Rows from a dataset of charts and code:
+===+

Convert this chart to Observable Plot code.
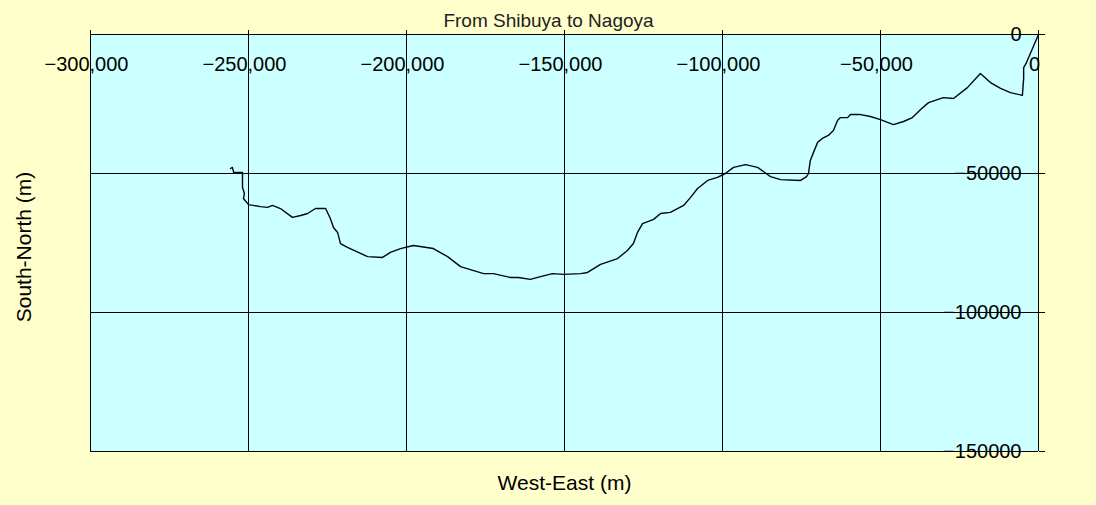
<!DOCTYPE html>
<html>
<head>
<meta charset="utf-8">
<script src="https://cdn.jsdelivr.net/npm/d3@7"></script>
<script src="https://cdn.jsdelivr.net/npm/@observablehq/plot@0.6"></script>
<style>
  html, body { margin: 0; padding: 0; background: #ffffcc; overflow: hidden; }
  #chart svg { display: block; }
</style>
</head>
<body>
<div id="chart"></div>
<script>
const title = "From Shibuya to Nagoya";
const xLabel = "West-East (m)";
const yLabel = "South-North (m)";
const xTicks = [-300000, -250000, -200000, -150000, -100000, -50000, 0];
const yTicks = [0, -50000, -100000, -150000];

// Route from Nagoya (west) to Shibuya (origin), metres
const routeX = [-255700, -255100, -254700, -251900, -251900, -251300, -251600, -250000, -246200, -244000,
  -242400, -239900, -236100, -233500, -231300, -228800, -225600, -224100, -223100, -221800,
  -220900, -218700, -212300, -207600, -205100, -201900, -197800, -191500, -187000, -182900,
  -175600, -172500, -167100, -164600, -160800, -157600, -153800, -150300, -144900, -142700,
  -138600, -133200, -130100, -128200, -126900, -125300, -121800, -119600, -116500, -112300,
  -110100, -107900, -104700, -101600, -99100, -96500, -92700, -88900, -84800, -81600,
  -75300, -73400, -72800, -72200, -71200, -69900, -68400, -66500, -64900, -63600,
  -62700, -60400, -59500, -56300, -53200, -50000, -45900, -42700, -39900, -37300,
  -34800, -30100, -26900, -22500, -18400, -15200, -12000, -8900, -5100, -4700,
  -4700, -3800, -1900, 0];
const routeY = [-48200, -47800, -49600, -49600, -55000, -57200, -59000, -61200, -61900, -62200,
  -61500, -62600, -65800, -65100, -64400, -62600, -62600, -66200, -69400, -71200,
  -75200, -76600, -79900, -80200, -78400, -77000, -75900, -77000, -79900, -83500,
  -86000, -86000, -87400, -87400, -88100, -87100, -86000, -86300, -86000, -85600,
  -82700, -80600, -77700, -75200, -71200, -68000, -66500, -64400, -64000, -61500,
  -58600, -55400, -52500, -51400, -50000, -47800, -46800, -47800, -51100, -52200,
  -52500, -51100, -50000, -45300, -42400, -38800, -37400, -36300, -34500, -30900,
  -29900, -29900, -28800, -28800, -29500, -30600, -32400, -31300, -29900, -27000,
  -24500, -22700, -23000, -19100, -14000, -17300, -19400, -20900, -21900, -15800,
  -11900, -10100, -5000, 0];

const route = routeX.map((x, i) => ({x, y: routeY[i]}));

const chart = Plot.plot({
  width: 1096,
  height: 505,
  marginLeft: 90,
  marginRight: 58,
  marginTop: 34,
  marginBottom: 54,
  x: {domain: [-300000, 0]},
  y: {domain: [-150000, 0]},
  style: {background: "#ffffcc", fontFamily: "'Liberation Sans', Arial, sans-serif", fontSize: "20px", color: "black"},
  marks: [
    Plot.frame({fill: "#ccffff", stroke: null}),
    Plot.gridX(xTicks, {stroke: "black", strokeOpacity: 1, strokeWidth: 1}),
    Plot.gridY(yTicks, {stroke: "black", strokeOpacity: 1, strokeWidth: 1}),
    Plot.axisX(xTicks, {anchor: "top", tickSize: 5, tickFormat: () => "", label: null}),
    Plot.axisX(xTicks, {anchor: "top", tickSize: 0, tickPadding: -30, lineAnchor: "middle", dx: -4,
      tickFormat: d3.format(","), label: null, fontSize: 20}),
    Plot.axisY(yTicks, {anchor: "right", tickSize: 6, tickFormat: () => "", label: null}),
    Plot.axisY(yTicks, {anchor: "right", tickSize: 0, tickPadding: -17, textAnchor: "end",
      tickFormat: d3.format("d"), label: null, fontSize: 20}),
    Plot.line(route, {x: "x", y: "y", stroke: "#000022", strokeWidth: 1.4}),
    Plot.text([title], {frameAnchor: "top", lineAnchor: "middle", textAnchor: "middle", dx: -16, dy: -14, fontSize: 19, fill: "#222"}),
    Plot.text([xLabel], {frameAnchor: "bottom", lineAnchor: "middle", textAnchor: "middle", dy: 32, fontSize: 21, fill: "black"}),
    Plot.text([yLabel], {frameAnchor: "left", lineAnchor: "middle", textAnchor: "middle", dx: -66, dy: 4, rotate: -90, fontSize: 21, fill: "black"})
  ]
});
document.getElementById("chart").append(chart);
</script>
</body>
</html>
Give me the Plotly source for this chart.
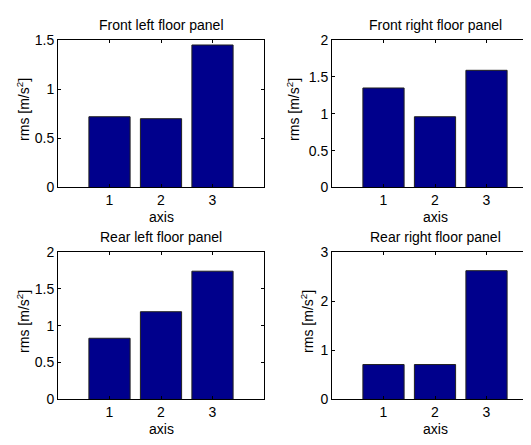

+===+

Extract, word for word, each line from the top of the data down to and including the line with "const yTicks = [0, -50000, -100000, -150000];"; skip the pictures.

Correct output:
Convert this chart to Observable Plot code.
<!DOCTYPE html>
<html>
<head>
<meta charset="utf-8">
<script src="https://cdn.jsdelivr.net/npm/d3@7"></script>
<script src="https://cdn.jsdelivr.net/npm/@observablehq/plot@0.6"></script>
<style>
  html, body { margin: 0; padding: 0; background: #ffffcc; overflow: hidden; }
  #chart svg { display: block; }
</style>
</head>
<body>
<div id="chart"></div>
<script>
const title = "From Shibuya to Nagoya";
const xLabel = "West-East (m)";
const yLabel = "South-North (m)";
const xTicks = [-300000, -250000, -200000, -150000, -100000, -50000, 0];
const yTicks = [0, -50000, -100000, -150000];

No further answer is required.